One of the key themes of the Electricity Advisory Committee's reports is that regulatory and financial interests are really difficult to line up when it comes to electric power. These issues appear to be even more problematic when it comes to storage, at least in part because the regulatory framework doesn't exist at all. Clearly, the report calls for some decisions to be made on the national level about precisely how power storage fits in with the larger issues in the national grid.
Financially, storage is a challenge because it's a bit of a mix of transmission and generation resources. Exactly who pays for using its capacity, and under which circumstances, isn't clear. There are also some serious challenges involved in the economics, as there are a number of mismatched incentives. On the most basic level, not all utilities currently charge their customers different rates for peak and off-peak power. Without a price differential of this sort, the use of storage to lower the peak requirements only exists at the utility level, as they're the ones who activate their most expensive generating equipment during that time. Until that changes, there's no incentives for the actual owners of most of the distributed battery capacity to get involved.
Even if they are on board, figuring out precisely what makes the most economic sense can be challenging. For example, a data center obviously has an incentive to keep its battery capacity fully charged at all time. The utility, in contrast, would love to skim a tiny fraction off that instead of activating an otherwise idle generating plant. In return, they could offer the data center slightly lower rates for their power use at this time. Good luck trying to figure out how to price that.
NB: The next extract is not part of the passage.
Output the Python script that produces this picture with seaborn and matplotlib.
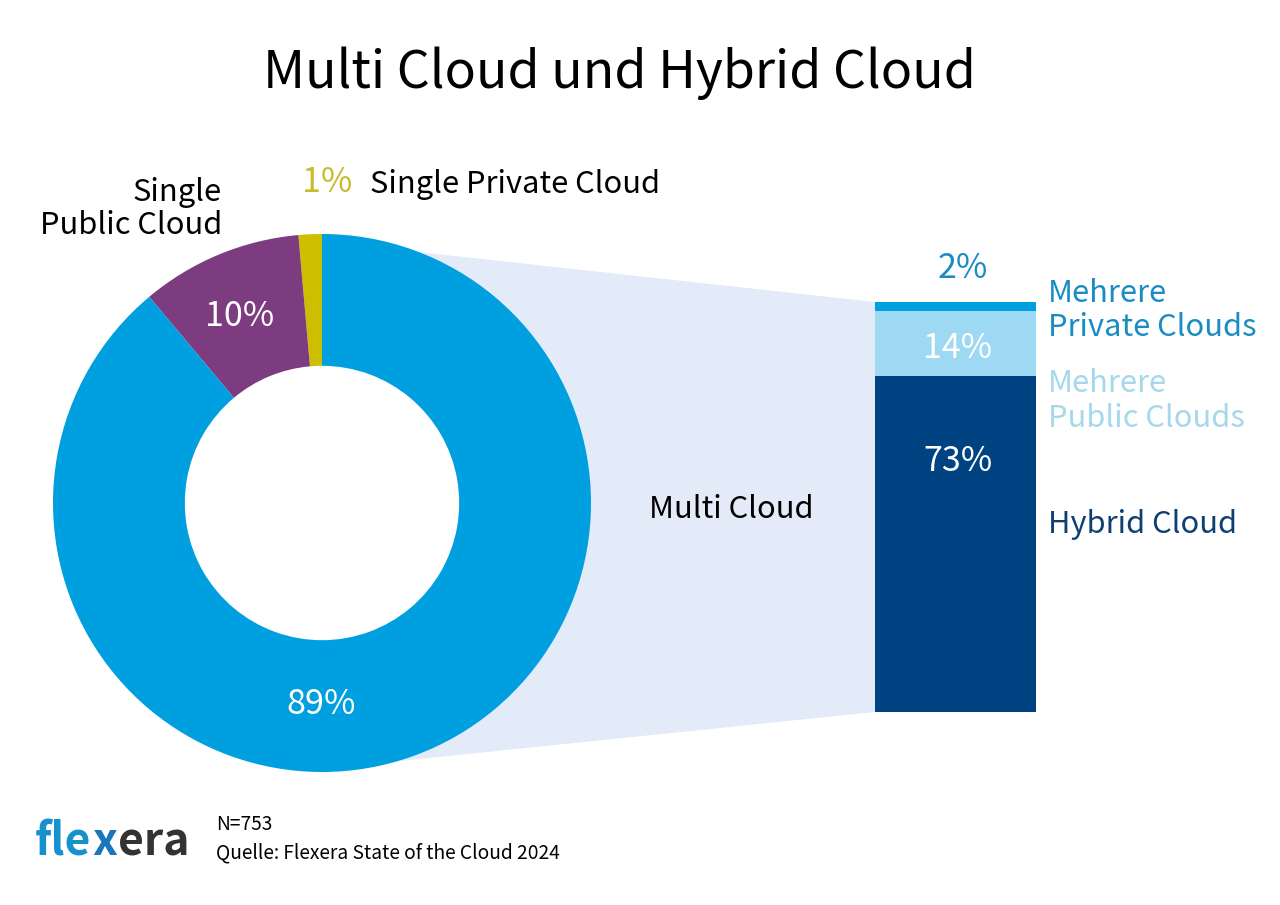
import matplotlib
matplotlib.use("Agg")
import matplotlib.pyplot as plt
import seaborn as sns
import pandas as pd
from matplotlib.patches import Polygon

# overall split
donut_labels = ["Single Private Cloud", "Single Public Cloud", "Multi Cloud"]
donut_values = [1.4, 9.7, 88.9]
donut_colors = ["#CDBF00", "#7D3C80", "#009FDF"]

# breakdown of multi cloud, bottom to top
bar_labels = ["Hybrid Cloud", "Mehrere Public Clouds", "Mehrere Private Clouds"]
bar_values = [73, 14, 2]
bar_colors = ["#004382", "#9DD9F3", "#009FDF"]

W, H = 1280, 905

sns.set_theme(style="white")
plt.rcParams["font.family"] = ["Noto Sans CJK JP", "DejaVu Sans"]

fig = plt.figure(figsize=(W / 100, H / 100), dpi=100, facecolor="white")


def box(x0, y0, x1, y1):
    # pixel box (y from the top) to figure fractions
    return [x0 / W, 1 - y1 / H, (x1 - x0) / W, (y1 - y0) / H]


def label(x, y, s, size, color="black", ha="left", **kw):
    return fig.text(x / W, 1 - y / H, s, fontsize=size, color=color, ha=ha, va="center", **kw)


# connector behind donut and bar, its left side stays under the ring
corners = [(400, 250), (875, 302), (875, 712), (400, 761), (500, 503)]
fig.add_artist(Polygon([(x / W, 1 - y / H) for x, y in corners], closed=True,
                       transform=fig.transFigure, facecolor="#E3EBF8", edgecolor="none", zorder=0))

# donut
ax = fig.add_axes(box(53, 234, 591, 772), zorder=1)
ax.patch.set_alpha(0)
ax.pie(donut_values, colors=donut_colors, startangle=90, radius=1,
       wedgeprops={"width": 0.49, "linewidth": 0})
ax.set_xlim(-1, 1)
ax.set_ylim(-1, 1)

# stacked bar, tallest layer first so the smaller ones sit on top
df = pd.DataFrame({"group": "Multi Cloud", "part": bar_labels, "value": bar_values})
df["top"] = df["value"].cumsum()
bx = fig.add_axes(box(875, 302, 1036, 712), zorder=1)
for i in reversed(range(len(df))):
    sns.barplot(data=df.iloc[[i]], x="group", y="top", color=bar_colors[i],
                saturation=1, width=1, linewidth=0, ax=bx)
bx.set_xlim(-0.5, 0.5)
bx.set_ylim(0, df["top"].max())
bx.axis("off")

# titles and labels
label(619, 73, "Multi Cloud und Hybrid Cloud", 37.3, ha="center")

label(222, 192, "Single", 22.2, ha="right")
label(222, 225, "Public Cloud", 22.2, ha="right")
label(327, 183, "1%", 24.5, color="#C9BC2A", ha="center")
label(370, 185, "Single Private Cloud", 22.2)
label(240, 317, "10%", 24.5, color="white", ha="center", zorder=5)
label(321, 704, "89%", 24.5, color="white", ha="center", zorder=5)
label(731, 509, "Multi Cloud", 22.2, ha="center")

label(963, 268, "2%", 24.5, color="#1A8CC3", ha="center")
label(958, 348, "14%", 24.5, color="white", ha="center", zorder=5)
label(958, 461, "73%", 24.5, color="white", ha="center", zorder=5)
label(1048, 294, "Mehrere", 22.2, color="#1A8CC3")
label(1048, 328, "Private Clouds", 22.2, color="#1A8CC3")
label(1048, 384, "Mehrere", 22.2, color="#A6D8EC")
label(1048, 418, "Public Clouds", 22.2, color="#A6D8EC")
label(1048, 524, "Hybrid Cloud", 22.2, color="#0E3F73")

# footer
logo_parts = [("fle", "#1591CE"), ("x", "#1B75BB"), ("era", "#333333")]
logo_x = 35
renderer = fig.canvas.get_renderer()
for s, c in logo_parts:
    t = label(logo_x, 842, s, 32, color=c, fontweight="bold")
    logo_x = t.get_window_extent(renderer).x1 + 1
label(216, 824, "N=753", 13.8)
label(216, 853, "Quelle: Flexera State of the Cloud 2024", 13.8)

fig.savefig("out.png", dpi=100, facecolor="white")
A lot of people are counting on the impending arrival of plug-in hybrids to be a real game-changer when it comes to distributed power storage. The first generation of these vehicles, like the Chevy Volt are expected to be on the market within the next two years, and numbers should rise gradually from there. But the report suggests that their arrival is probably going to be gradual, with significant numbers only being in place a decade from now.
There are also a number of reasons that they won't necessarily revolutionize the storage game overnight. The report mentions one simple issue: although there are 250 million cars on the road, there are less than 50 million garages for them, so many are unlikely to be available on the grid at any given moment. Charging them will obviously put new strains on the already fragile grid (although utilities are already considering how to compensate for that), and managing their capacity will require a far smarter grid than the one we currently possess. Finally, there's a basic timing issue involved: the cars are going to be needed for a commute home, which typically happens at the tail end of peak usage hours. That means a lot of the battery capacity provided by these vehicles is going to be off-limits when it's needed.
Obviously, the report's authors recommend that the regulatory framework be put in place that will allow storage to start taking a larger role in the grid. It also suggests that the economic issues may need some unusual models for things to make sense. For example, it considers that third-party ownership of a plug-in hybrid's batteries may be needed to have their storage capacity make economic sense, a model that resembles the one being promoted by some electric car initiatives.
But they also recognize that those sorts of things may take years, and utilities will be needing to deploy storage sooner than that (indeed, they already are). So it argues that the Department of Energy is going to need the budgetary resources to fund pilot projects to determine how the different technologies and management systems work in the field. That way, by the time the regulatory issues are sorted out, the utilities will know which of the options it makes sense to deploy.